* Start PROVIDED DATA *

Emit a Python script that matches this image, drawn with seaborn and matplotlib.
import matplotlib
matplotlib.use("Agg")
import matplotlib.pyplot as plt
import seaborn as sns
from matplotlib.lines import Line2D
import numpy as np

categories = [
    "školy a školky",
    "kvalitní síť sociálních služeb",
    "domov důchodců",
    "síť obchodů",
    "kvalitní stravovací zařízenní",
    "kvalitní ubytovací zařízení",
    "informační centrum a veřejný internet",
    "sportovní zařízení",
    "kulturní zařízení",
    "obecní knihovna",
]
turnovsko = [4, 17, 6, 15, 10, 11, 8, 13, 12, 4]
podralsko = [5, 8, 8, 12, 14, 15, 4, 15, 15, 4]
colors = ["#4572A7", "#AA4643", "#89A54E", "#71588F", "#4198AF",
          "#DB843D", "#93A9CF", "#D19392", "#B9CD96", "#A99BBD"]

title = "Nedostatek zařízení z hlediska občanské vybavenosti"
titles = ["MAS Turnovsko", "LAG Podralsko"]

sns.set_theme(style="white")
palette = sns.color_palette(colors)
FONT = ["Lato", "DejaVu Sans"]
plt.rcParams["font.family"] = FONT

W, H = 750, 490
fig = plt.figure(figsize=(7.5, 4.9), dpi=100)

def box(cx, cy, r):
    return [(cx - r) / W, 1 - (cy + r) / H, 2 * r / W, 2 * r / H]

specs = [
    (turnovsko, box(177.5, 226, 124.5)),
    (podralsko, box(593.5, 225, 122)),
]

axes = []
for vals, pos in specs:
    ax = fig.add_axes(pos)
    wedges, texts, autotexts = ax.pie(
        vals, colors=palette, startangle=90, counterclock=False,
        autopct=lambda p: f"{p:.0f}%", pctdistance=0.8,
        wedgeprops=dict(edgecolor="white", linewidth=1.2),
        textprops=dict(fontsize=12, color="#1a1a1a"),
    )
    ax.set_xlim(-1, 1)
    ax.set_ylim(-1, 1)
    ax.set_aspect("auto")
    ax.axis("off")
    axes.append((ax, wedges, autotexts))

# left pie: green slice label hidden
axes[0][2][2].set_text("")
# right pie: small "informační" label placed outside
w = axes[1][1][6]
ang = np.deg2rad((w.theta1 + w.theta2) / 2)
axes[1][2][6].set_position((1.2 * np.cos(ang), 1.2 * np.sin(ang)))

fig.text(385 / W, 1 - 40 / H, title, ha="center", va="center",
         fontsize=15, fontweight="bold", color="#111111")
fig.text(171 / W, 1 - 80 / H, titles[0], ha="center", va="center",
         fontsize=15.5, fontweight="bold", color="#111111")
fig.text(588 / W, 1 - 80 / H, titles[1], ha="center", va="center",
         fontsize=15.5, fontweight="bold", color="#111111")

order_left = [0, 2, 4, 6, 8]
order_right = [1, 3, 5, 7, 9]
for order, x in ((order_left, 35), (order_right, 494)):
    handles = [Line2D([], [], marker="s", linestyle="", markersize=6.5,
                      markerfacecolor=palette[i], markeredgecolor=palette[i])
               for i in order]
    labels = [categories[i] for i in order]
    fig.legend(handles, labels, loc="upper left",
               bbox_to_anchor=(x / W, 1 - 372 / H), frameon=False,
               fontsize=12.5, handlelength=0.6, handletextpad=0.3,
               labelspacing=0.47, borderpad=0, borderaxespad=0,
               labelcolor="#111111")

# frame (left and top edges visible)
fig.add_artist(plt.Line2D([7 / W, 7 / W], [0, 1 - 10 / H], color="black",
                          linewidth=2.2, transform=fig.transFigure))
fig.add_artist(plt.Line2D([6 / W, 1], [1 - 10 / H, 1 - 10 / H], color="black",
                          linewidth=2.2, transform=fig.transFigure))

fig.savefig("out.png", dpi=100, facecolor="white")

* End PROVIDED DATA *

WHAT YOU NEED TO DO:
Beginning at the top of the data, extract each line through the line containing "import numpy as np" and return those lines exactly, with nothing added.

CORRECT RESULT:
Emit a Python script that matches this image, drawn with seaborn and matplotlib.
import matplotlib
matplotlib.use("Agg")
import matplotlib.pyplot as plt
import seaborn as sns
from matplotlib.lines import Line2D
import numpy as np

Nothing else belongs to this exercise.